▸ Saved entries

____________

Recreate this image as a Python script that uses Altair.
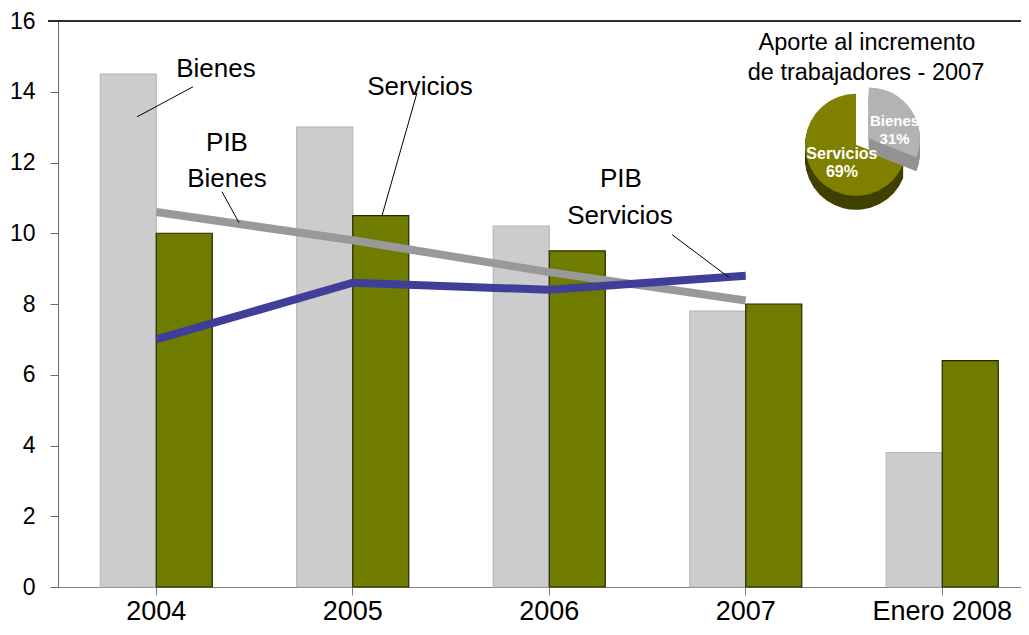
import math
import altair as alt
import pandas as pd

# ---------------- data ----------------
categories = ["2004", "2005", "2006", "2007", "Enero 2008"]
bienes = [14.5, 13.0, 10.2, 7.8, 3.8]
servicios = [10.0, 10.5, 9.5, 8.0, 6.4]

pib_years = ["2004", "2005", "2006", "2007"]
pib_bienes = [10.6, 9.8, 8.9, 8.1]
pib_servicios = [7.0, 8.6, 8.4, 8.8]

pie_labels = ["Bienes", "Servicios"]
pie_shares = [31, 69]

y_ticks = [0, 2, 4, 6, 8, 10, 12, 14, 16]

# ---------------- layout / style ----------------
FONT = "Liberation Sans"
W, H = 963, 566
XR = 982.5
AX = alt.Scale(domain=[0, 5], range=[0, XR])
YS = alt.Scale(domain=[0, 16], nice=False)
THETA = alt.Scale(domain=[0, 100], range=[0, 2 * math.pi])

bar_df = pd.DataFrame(
    [{"cat": c, "serie": "Bienes", "value": v} for c, v in zip(categories, bienes)]
    + [{"cat": c, "serie": "Servicios", "value": v} for c, v in zip(categories, servicios)]
)
pib_df = pd.DataFrame(
    [{"cat": c, "serie": "PIB Bienes", "value": v} for c, v in zip(pib_years, pib_bienes)]
    + [{"cat": c, "serie": "PIB Servicios", "value": v} for c, v in zip(pib_years, pib_servicios)]
)
pie_df = pd.DataFrame({"label": pie_labels, "share": pie_shares})
pie_df["end"] = pie_df["share"].cumsum()
pie_df["start"] = pie_df["end"] - pie_df["share"]
pie_df["mid"] = pie_df["start"] + pie_df["share"] / 2
pie_df["txt"] = pie_df["label"] + "\n" + pie_df["share"].astype(str) + "%"

x_band = alt.X(
    "cat:N",
    sort=categories,
    scale=alt.Scale(domain=categories, range=[0, XR], paddingInner=0.43, paddingOuter=0.215),
    axis=alt.Axis(
        title=None, labelAngle=0, tickSize=8, labelFontSize=27, labelPadding=3,
        domainColor="#808080", tickColor="#808080", labelColor="black", labelFont=FONT,
    ),
)
y_main = alt.Y(
    "value:Q",
    scale=YS,
    axis=alt.Axis(
        title=None, values=y_ticks, tickSize=8, labelFontSize=23, labelPadding=15,
        domainColor="#6b6b6b", tickColor="#6b6b6b", grid=False, labelFont=FONT,
        labelColor="black",
    ),
)

bars = alt.Chart(bar_df).mark_bar(strokeWidth=1.2).encode(
    x=x_band,
    xOffset=alt.XOffset("serie:N", sort=["Bienes", "Servicios"],
                        scale=alt.Scale(paddingInner=0, paddingOuter=0)),
    y=y_main,
    fill=alt.Fill("serie:N", scale=alt.Scale(domain=["Bienes", "Servicios"],
                                             range=["#cccccc", "#6f7c00"]), legend=None),
    stroke=alt.Stroke("serie:N", scale=alt.Scale(domain=["Bienes", "Servicios"],
                                                 range=["#b8b8b8", "#262600"]), legend=None),
)

line_b = alt.Chart(pib_df).transform_filter(alt.datum.serie == "PIB Bienes").mark_line(
    strokeWidth=8, strokeCap="butt", color="#999999").encode(x=alt.X("cat:N", sort=categories), y="value:Q")
line_s = alt.Chart(pib_df).transform_filter(alt.datum.serie == "PIB Servicios").mark_line(
    strokeWidth=8, strokeCap="butt", color="#3f3f99").encode(x=alt.X("cat:N", sort=categories), y="value:Q")

main = alt.layer(bars, line_b, line_s)

# ---------------- annotations ----------------
ann = pd.DataFrame([
    {"t": "Bienes", "u": 0.804, "v": 14.64},
    {"t": "PIB", "u": 0.860, "v": 12.56},
    {"t": "Bienes", "u": 0.860, "v": 11.54},
    {"t": "Servicios", "u": 1.842, "v": 14.14},
    {"t": "PIB", "u": 2.865, "v": 11.54},
    {"t": "Servicios", "u": 2.860, "v": 10.50},
])
pie_title = pd.DataFrame([
    {"t": "Aporte al incremento", "u": 4.117, "v": 15.38},
    {"t": "de trabajadores - 2007", "u": 4.112, "v": 14.53},
])
leaders = pd.DataFrame([
    {"u": 0.402, "v": 13.29, "u2": 0.687, "v2": 14.14},
    {"u": 0.835, "v": 11.17, "u2": 0.921, "v2": 10.30},
    {"u": 1.827, "v": 13.97, "u2": 1.649, "v2": 10.50},
    {"u": 3.125, "v": 9.96, "u2": 3.415, "v2": 8.75},
])

ax_u = alt.X("u:Q", scale=AX, axis=None)
ay_v = alt.Y("v:Q", scale=YS, title=None)

ann_text = alt.Chart(ann).mark_text(font=FONT, fontSize=26, color="black", baseline="middle",
                                    align="center").encode(x=ax_u, y=ay_v, text="t:N")
title_text = alt.Chart(pie_title).mark_text(font=FONT, fontSize=23.5, color="black", baseline="middle",
                                            align="center").encode(x=ax_u, y=ay_v, text="t:N")
leader_rules = alt.Chart(leaders).mark_rule(color="black", strokeWidth=1).encode(
    x=ax_u, x2="u2:Q", y=ay_v, y2="v2:Q")

top_line = alt.Chart(pie_df).mark_rule(color="#222222", strokeWidth=1.5).encode(
    y=alt.YDatum(16, type="quantitative", scale=YS, title=None),
    x=alt.value(-10), x2=alt.value(W + 30))

# ---------------- pie ----------------
R = 51
DEPTH = 14
pie_pos = {"Servicios": (4.061, 12.50), "Bienes": (4.127, 12.68)}
top_col = {"Servicios": "#808000", "Bienes": "#b3b3b3"}
side_col = {"Servicios": "#404000", "Bienes": "#939393"}

pie_layers = []
for name in ["Servicios", "Bienes"]:
    cx, cy = pie_pos[name]
    base = alt.Chart(pie_df).transform_filter(alt.datum.label == name)
    enc = dict(
        theta=alt.Theta("start:Q", scale=THETA),
        theta2="end:Q",
        x=alt.XDatum(cx, type="quantitative", scale=AX, axis=None),
        y=alt.YDatum(cy, type="quantitative", scale=YS, title=None),
    )
    for k in range(DEPTH, 0, -1):
        pie_layers.append(base.mark_arc(radius=R, yOffset=k, color=side_col[name]).encode(**enc))
    pie_layers.append(base.mark_arc(radius=R, color=top_col[name]).encode(**enc))

pie_text_layers = []
for name, rad, fs in [("Servicios", 17, 16), ("Bienes", 31, 15)]:
    cx, cy = pie_pos[name]
    pie_text_layers.append(
        alt.Chart(pie_df).transform_filter(alt.datum.label == name).mark_text(
            font=FONT, fontSize=fs, fontWeight="bold", color="white", radius=rad,
            lineBreak="\n", baseline="middle", align="center", lineHeight=18,
        ).encode(
            theta=alt.Theta("mid:Q", scale=THETA),
            x=alt.XDatum(cx, type="quantitative", scale=AX, axis=None),
            y=alt.YDatum(cy, type="quantitative", scale=YS, title=None),
            text="txt:N",
        )
    )

overlay = alt.layer(top_line, leader_rules, ann_text, title_text, *pie_layers, *pie_text_layers)

chart = alt.layer(main, overlay).resolve_scale(
    x="independent", theta="independent"
).properties(
    width=W, height=H,
    autosize=alt.AutoSizeParams(type="none"),
    padding={"left": 50, "top": 13, "right": 0, "bottom": 40},
).configure_view(stroke=None).configure(background="white")

chart.save("out.html", embed_options={"renderer": "svg", "actions": False})
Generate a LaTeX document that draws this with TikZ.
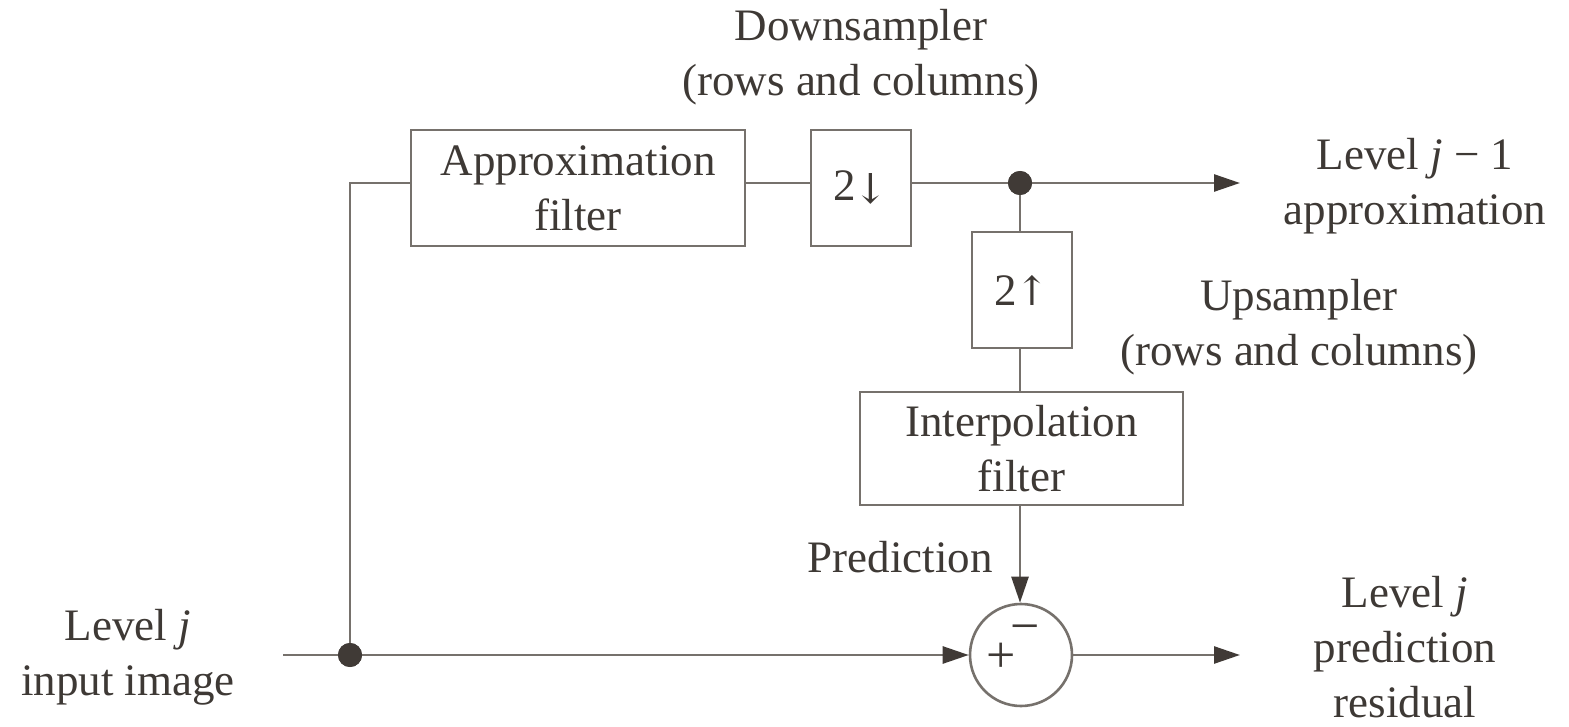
\documentclass[tikz,border=0pt]{standalone}
\usepackage{fontspec}
\setmainfont{Liberation Serif}
\newfontfamily\symf{DejaVu Serif}
\usetikzlibrary{arrows.meta}
\definecolor{ln}{RGB}{118,113,108}
\definecolor{tx}{RGB}{62,57,53}
\definecolor{dt}{RGB}{64,58,54}
\newcommand{\darr}{\raisebox{-3pt}{\resizebox{!}{30pt}{\symf ↓}}}
\newcommand{\uarr}{\raisebox{0pt}{\resizebox{!}{30pt}{\symf ↑}}}
\begin{document}
\begin{tikzpicture}[x=1pt,y=-1pt,
  every node/.style={text=tx,font=\fontsize{45}{55}\selectfont},
  blk/.style={draw=ln,line width=2.6pt,minimum width=#1,inner sep=0pt,align=center},
  wire/.style={draw=ln,line width=2.6pt},
  arr/.style={wire,-{Triangle[length=26pt,width=17pt,fill=dt,color=dt]}},
  dotn/.style={circle,fill=dt,minimum size=24pt,inner sep=0pt},
  lbl/.style={align=center,inner sep=0pt},
  sgn/.style={inner sep=0pt,anchor=base,font=\fontsize{52}{52}\selectfont}]
\useasboundingbox (0,0) rectangle (1569,727);
% blocks
\node[blk=334pt,minimum height=116pt] (af) at (578,188) {Approximation\\filter};
\node[blk=100pt,minimum height=116pt] (ds) at (861,188) {2\kern-2pt\darr};
\node[blk=100pt,minimum height=116pt] (us) at (1022,290) {2\kern-2pt\uarr};
\node[blk=323pt,minimum height=113pt] (ip) at (1021.5,448.5) {Interpolation\\filter};
\node[draw=ln,line width=2.6pt,circle,minimum size=102pt,inner sep=0pt] (sum) at (1021,655) {};
\node[sgn] (signs) at (1013,672) {+\kern-6pt\raisebox{29pt}{−}};
% junctions
\node[dotn] (d1) at (1020,183) {};
\node[dotn] (d2) at (350,655) {};
\coordinate (in) at (283,655);
\coordinate (outa) at (1240,183);
\coordinate (outr) at (1240,655);
% wires
\draw[wire] (d2.center) -- (350,183) -- (af.west |- 0,183);
\draw[wire] (af.east |- 0,183) -- (ds.west |- 0,183);
\draw[wire] (ds.east |- 0,183) -- (d1.center);
\draw[arr] (d1.center) -- (outa);
\draw[wire] (d1.center) -- (us.north -| d1.center);
\draw[wire] (us.south -| d1.center) -- (ip.north -| d1.center);
\draw[arr] (ip.south -| d1.center) -- (sum.north -| d1.center);
\draw[wire] (in) -- (d2.center);
\draw[arr] (d2.center) -- (sum.west);
\draw[arr] (sum.east) -- (outr);
\node[dotn] at (d1) {};
\node[dotn] at (d2) {};
% labels
\node[lbl] (l1) at (861,57) {Downsampler\\(rows and columns)};
\node[lbl] (l2) at (1415,186) {Level \textit{j} − 1\\approximation};
\node[lbl] (l3) at (1299,327) {Upsampler\\(rows and columns)};
\node[lbl] (l4) at (900,557) {Prediction};
\node[lbl] (l5) at (128,657) {Level \textit{j}\\input image};
\node[lbl] (l6) at (1405,647) {Level \textit{j}\\prediction\\residual};
\end{tikzpicture}
\end{document}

____________

▸ Objective
Copy every line of the records above that holds the word "image".

▸ Solution for this problem
Recreate this image as a Python script that uses Altair.
\node[lbl] (l5) at (128,657) {Level \textit{j}\\input image};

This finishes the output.